PROBLEM DESCRIPTION: Return all lines where the word "seaborn" can be found.

Extracted records

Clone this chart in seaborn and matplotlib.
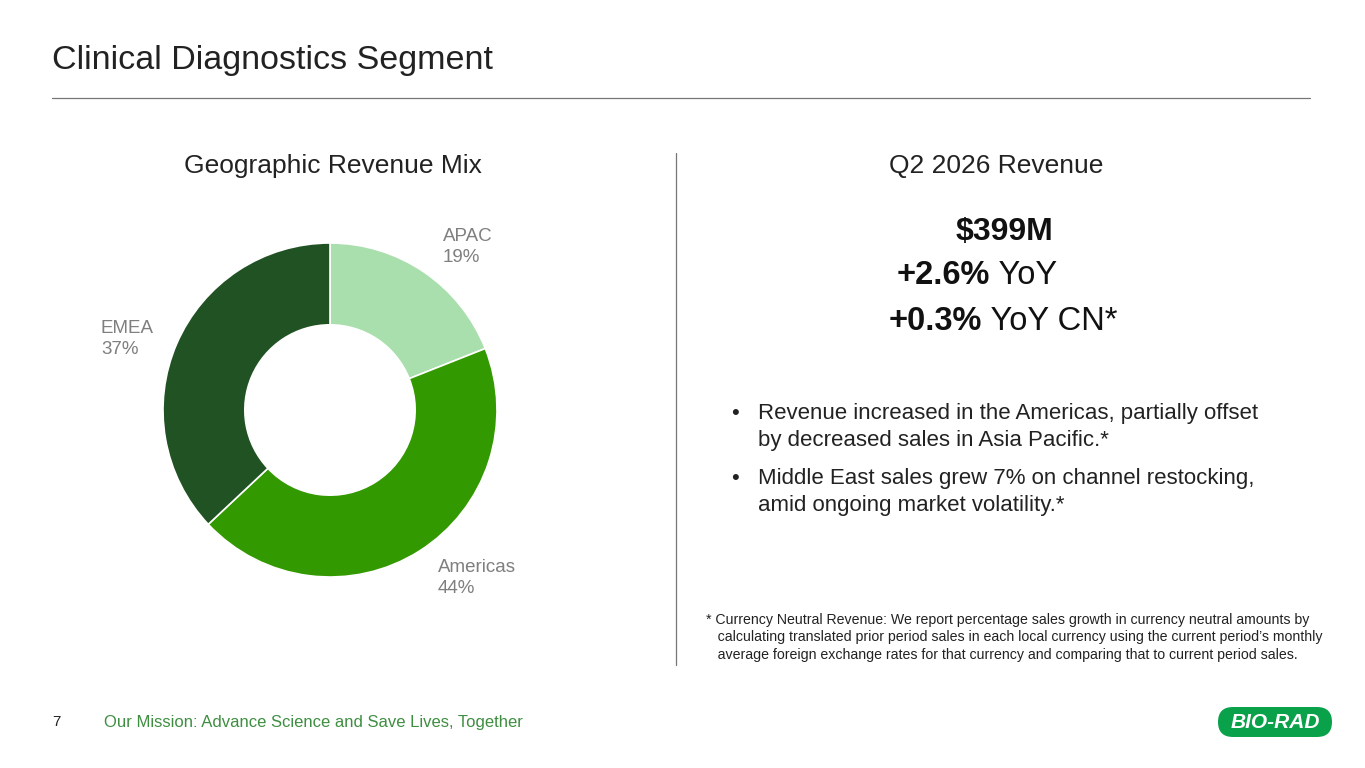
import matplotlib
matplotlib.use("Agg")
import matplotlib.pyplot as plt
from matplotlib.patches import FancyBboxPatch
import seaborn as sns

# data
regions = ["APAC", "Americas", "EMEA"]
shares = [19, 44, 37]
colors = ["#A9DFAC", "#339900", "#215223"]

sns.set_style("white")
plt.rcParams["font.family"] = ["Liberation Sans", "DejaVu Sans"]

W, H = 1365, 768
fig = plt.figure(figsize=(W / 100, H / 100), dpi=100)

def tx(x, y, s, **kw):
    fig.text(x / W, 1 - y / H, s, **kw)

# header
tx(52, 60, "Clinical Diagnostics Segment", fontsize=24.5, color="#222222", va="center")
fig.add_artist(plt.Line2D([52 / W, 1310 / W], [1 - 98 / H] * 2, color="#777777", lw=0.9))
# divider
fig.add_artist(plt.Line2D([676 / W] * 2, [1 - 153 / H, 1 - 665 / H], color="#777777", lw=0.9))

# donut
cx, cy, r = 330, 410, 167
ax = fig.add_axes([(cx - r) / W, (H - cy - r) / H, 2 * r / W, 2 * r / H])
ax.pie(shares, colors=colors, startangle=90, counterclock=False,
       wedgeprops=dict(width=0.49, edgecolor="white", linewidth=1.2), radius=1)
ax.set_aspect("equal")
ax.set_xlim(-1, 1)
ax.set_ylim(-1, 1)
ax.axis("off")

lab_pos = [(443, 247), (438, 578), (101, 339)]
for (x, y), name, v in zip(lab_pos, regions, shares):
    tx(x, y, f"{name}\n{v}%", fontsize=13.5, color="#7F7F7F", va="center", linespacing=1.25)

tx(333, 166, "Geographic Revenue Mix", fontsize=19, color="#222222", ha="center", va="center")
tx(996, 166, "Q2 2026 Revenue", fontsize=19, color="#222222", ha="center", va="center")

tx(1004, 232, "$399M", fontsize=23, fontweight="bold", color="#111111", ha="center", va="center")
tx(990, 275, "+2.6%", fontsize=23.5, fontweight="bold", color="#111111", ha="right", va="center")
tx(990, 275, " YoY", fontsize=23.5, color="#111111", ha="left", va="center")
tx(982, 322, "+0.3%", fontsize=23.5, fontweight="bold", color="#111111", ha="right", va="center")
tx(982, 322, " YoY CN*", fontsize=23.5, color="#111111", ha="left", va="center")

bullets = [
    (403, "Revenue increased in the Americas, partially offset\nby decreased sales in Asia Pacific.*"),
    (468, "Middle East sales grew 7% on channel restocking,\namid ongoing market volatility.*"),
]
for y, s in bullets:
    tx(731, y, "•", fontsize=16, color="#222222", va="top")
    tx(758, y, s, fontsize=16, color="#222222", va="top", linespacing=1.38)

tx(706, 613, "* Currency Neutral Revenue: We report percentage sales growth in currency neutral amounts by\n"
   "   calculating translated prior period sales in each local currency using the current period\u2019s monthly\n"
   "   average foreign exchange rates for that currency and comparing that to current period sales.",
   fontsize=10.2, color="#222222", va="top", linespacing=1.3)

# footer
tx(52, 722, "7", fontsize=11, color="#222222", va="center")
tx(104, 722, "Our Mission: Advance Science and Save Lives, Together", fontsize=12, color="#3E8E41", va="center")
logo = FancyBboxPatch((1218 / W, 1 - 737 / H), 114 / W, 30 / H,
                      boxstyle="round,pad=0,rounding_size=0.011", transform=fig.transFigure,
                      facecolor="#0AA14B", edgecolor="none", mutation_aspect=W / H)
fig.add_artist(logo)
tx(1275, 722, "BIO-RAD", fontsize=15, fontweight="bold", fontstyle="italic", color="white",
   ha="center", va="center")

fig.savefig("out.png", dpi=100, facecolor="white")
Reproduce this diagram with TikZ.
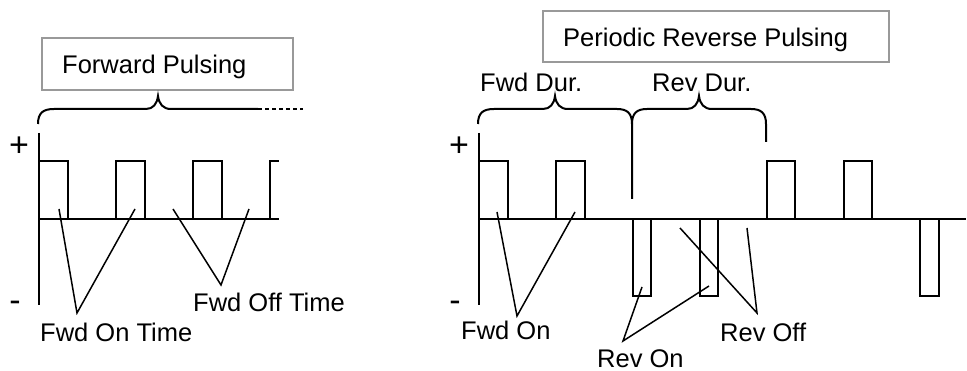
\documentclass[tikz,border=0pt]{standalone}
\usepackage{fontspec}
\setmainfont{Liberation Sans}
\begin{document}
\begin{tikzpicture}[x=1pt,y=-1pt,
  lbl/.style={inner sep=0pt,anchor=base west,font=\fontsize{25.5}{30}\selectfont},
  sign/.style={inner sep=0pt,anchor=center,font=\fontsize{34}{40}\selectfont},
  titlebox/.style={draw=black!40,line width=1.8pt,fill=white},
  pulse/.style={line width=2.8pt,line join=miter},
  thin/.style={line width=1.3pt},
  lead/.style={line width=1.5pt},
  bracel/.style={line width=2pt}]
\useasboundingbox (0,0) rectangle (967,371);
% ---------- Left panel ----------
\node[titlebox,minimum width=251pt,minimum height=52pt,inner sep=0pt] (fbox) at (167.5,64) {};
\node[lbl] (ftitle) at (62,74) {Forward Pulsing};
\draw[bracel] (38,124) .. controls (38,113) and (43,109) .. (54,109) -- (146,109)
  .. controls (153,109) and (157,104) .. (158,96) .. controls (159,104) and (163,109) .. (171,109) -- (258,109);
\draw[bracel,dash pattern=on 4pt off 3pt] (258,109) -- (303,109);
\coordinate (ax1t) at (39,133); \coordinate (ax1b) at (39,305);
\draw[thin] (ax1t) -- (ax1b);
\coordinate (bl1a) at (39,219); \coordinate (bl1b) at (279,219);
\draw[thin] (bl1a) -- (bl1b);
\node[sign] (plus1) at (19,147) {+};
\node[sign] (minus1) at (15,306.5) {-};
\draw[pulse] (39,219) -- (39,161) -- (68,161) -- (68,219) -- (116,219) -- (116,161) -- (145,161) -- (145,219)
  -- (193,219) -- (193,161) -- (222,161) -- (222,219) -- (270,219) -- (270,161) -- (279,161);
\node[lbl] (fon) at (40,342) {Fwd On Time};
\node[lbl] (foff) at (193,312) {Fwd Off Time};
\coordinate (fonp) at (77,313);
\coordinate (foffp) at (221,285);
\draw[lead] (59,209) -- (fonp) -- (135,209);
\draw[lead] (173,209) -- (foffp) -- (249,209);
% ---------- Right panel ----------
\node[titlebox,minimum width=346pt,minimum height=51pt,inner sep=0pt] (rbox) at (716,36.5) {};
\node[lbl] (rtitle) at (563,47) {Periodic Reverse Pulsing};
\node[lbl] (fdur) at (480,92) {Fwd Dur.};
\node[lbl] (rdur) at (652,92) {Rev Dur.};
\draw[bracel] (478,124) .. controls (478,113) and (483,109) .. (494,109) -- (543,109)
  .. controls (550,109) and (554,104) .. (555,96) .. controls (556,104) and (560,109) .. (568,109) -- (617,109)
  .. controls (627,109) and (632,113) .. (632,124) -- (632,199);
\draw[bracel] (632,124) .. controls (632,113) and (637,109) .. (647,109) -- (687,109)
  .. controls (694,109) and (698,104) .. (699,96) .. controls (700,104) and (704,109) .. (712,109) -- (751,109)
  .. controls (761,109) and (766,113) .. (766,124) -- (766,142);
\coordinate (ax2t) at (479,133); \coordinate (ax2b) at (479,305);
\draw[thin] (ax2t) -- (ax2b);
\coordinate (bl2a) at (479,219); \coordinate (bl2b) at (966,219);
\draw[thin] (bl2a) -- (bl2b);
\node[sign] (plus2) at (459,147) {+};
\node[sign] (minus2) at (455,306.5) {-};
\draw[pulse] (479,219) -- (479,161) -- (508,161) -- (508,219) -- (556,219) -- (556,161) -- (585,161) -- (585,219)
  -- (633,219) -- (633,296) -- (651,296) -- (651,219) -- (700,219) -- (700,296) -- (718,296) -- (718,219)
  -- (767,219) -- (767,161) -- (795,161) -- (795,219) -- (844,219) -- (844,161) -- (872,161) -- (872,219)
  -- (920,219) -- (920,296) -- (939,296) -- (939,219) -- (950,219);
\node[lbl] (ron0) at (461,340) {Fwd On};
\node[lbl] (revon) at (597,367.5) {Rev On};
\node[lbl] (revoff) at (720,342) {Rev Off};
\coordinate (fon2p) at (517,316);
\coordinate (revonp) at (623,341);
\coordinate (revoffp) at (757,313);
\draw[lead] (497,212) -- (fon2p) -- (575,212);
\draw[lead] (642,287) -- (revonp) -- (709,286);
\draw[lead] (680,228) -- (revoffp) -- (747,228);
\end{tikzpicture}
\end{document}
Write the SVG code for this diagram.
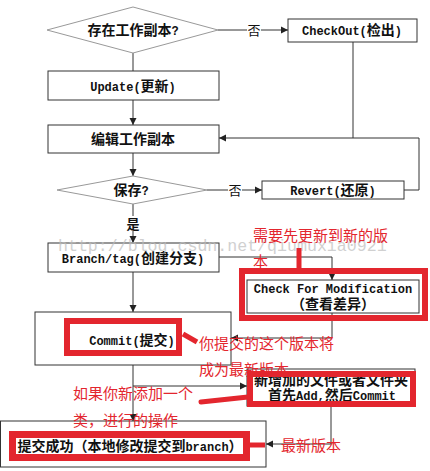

OUTPUT FOR THIS TASK:
Clone this chart in seaborn and matplotlib.
import seaborn as sns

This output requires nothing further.